Rural Campania ↑ all posts

Rural Campania

It’s a 50 km ride from Caserta to Benevento, along which I discover that my rear gear cable is on the way out again. With some twiddling I postpone the inevitable lack of shifting, but am pleased to reach Benevento and the Gilardi bike shop. I turn up just as they are about to close for lunch and they have as much English as I do Italian (i.e. none). Not too hard to communicate the problem through mimeing and gestures, and the mechanic gets to work.
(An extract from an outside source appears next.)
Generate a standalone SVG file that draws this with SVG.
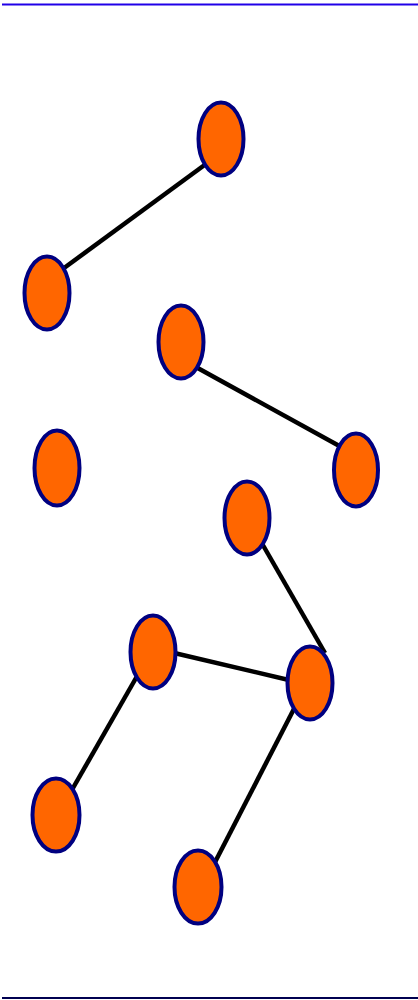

Hoists my bike into a bike stand, bags and all, and within three minutes has stripped the old cable and housings, installed a new set, and tuned the shifting mechanism.

I indicate that my pedals have been ‘creaking’ a bit recently and they tell me to come back after lunch (which means 4pm!) so they can have a look. After eating a supermarket lunch at a huge US style mall on the outskirts of town, I return at 4 and the mechanic gets straight to work cleaning the bike’s bottom bracket and curing the creaks.

The work done, I headed outside was getting ready to leave when the three guys from the bike shop came running out and told me to “not move!”. They disappeared back inside and returned with a new cycling jersey for me, branded with the shop name: Gilardi of Benevento. They force me to strip off and change into it in the street and to promise to send them a photo of me wearing it when I arrive in Istanbul. This was a totally unexpected, and lovely gesture, and I left town with a huge smile on my face.

Soon after leaving Benevento the SS7 heads southwards but I strike off to the east, diverting from the Via Appia for a while. I wanted to get out into the countryside and away from the unexciting roads that seemed to link the major towns so far. Almost immediately I was rewarded with quiet traffic and beautiful rolling hills. A long climb up to the Passo di Mirabella, maybe 900 m at the peak, and I now had a commanding view over the Campania countryside. Golden fields, olive trees, and vineyards covered the landscape, and ahead of me a long ridge line which I would follow for the rest of the evening. By now the sun was setting and this just amplified the beauty of the surroundings.

As it got too dark to cycle I pitched my tent in a field and lay with the door open watching the sky fill with stars and the nearby olive grove fill with fireflies.